By Harland Dahl
According to data collected from annual reports on rainfall in southeast Africa, mean summer rainfall has been steadily declining in the region over the past 200 years. It is suspected that this drying trend has been significantly influenced by climate change. Indeed, most climate models predict a reduction in rainfall over southern Africa in the next century, although there is less agreement amongst models for the northern parts of the continent. Today, we see strong year-to-year variability superimposed on these trends as African countries face both severe droughts and flooding.
Many African nations faced severe droughts this past summer, including Tanzania, Kenya, Ethiopia, and Somalia. Strong El Niño conditions are expected to bring some relief to these countries over the next few months, as El Niño is typically associated with enhanced rain over east-central Africa. Although heavy rains are expected to be beneficial in these areas, storms also have the potential to cause dangerous flooding, particularly in the Horn of Africa.
South Africa, by contrast, is typically drier than usual during El Niño. If this region receives less rain than usual, this would compound existing dryness: the 2014/2015 season was the third-driest South Africa had seen in eighty years. In recent weeks, South Africa has faced several heat waves, some affecting the country’s maize belt. In response to water shortages, the South African government has imposed water restrictions in certain cities, and urged livestock farmers to limit their herd sizes to preserve water supplies.
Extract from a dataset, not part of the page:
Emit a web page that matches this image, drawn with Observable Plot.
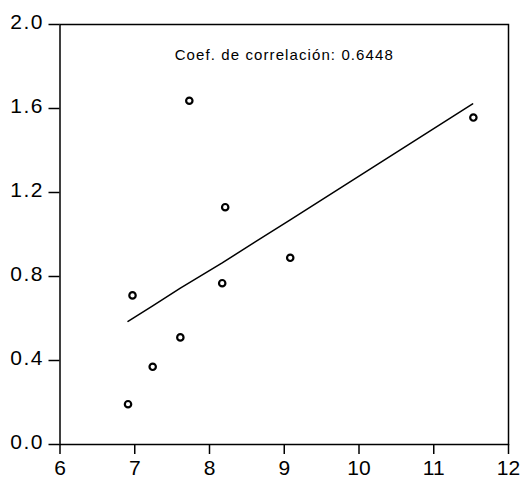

According to David Nash, University of Brighton College of Life, Health and Physical Sciences professor, this year’s El Niño weather pattern could bring risks of serious droughts in southern Africa. In an interview with The Argus newspaper, Nash explained, “The timing of droughts shows a strong relationship with El Niño events, particularly during the latter half of the 19th century. Drought events were particularly severe during the rainy season immediately following an El Niño event.”
Droughts like these could be extremely threatening to food security in many areas of southern Africa, where 29 million people are food insecure and low levels of rainfall could lead to the death of livestock and reduced grain and cereal yields. In the past, weather crises like these have led to significant increases in staple food prices across African countries. In 2011, for example, staple prices were 68% higher than the region’s five-year average as a result of drought conditions. According to the United Nations, the countries most affected by staple price inflation often include Somalia, Ethiopia, and Kenya.
Southern Africa is particularly susceptible to the effects of climate change. According to recent climate models and research, it is possible that temperatures in southern Africa will increase one and a half times more quickly than the global average temperature increase in coming years.
In response to these threats, the World Bank has invested $US16 billion in a plan to help African countries prepare for and respond to climate change and its effects. This plan aims to help African countries “highly vulnerable to climate shocks” prepare for changes in weather patterns that could affect anything from health to infrastructure to crop production. It also includes efforts to boost clean energy production and increase access to electricity.